Markit's US manufacturing sample has been moving steadily from slowing
conditions to nearly stagnant conditions. At 50.4, the final
manufacturing index is a marginal improvement from 50.0 in the mid-month
flash and basically in line with 50.6 in final June.
New orders
did improve in July but remain weak with respondents citing issues in
the auto sector and the ongoing impact of tariffs that, the report says,
is leading to hesitancy in placing orders. Export orders are down for a
second time in three months. Unlike many other reports where confidence
has been firm, year-ahead production expectations in this report are
down again and at a low for this question which goes back seven years.
The
lack of confidence is affecting staffing levels which for this sample
posted their first reduction in six years.

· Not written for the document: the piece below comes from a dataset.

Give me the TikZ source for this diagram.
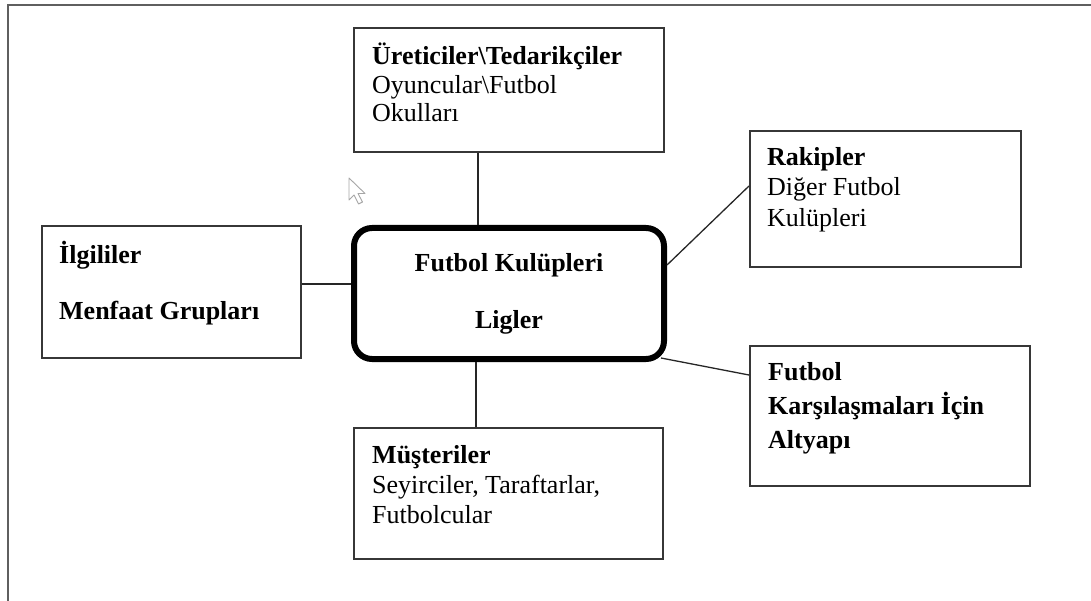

Production moved forward last
month but at the expense of backlogs which edged lower. Price
indications are mixed with inputs at a 2-year low but selling prices
rising at a solid rate.
...meanwhile...
Extending a straight slope down, ISM's index fell 5 tenths in July to a
lower-than-expected 51.2 to indicate only slight monthly growth in
composite activity. After a peak of 60.8 in August, this index and has
been trending lower and signaling one of the very most closely watched
warnings on the health of the US manufacturing sector.
First the
positive and that's marginal improvement in new orders which rose 8
tenths to a still very soft 50.8. Now the run of negatives including an
abrupt 3.3 point slowing in production growth to 50.8 and a 2.8 point
slowing in employment now at 51.7. The report's prices paid index has
been a prominent negative, down 2.8 points to a sub-50 level of 45.1 to
indicate monthly contraction in raw material prices and the steepest
contraction in 3-1/2 years.
This report, together with very
similar results from the manufacturing PMI sample released earlier this
morning, do support the Federal Reserve's concerns over manufacturing
and specifically confirm Jerome Powell's remarks at yesterday's press
conference that business contacts in the manufacturing sector, citing
global slowing and tariff effects, are reporting trouble.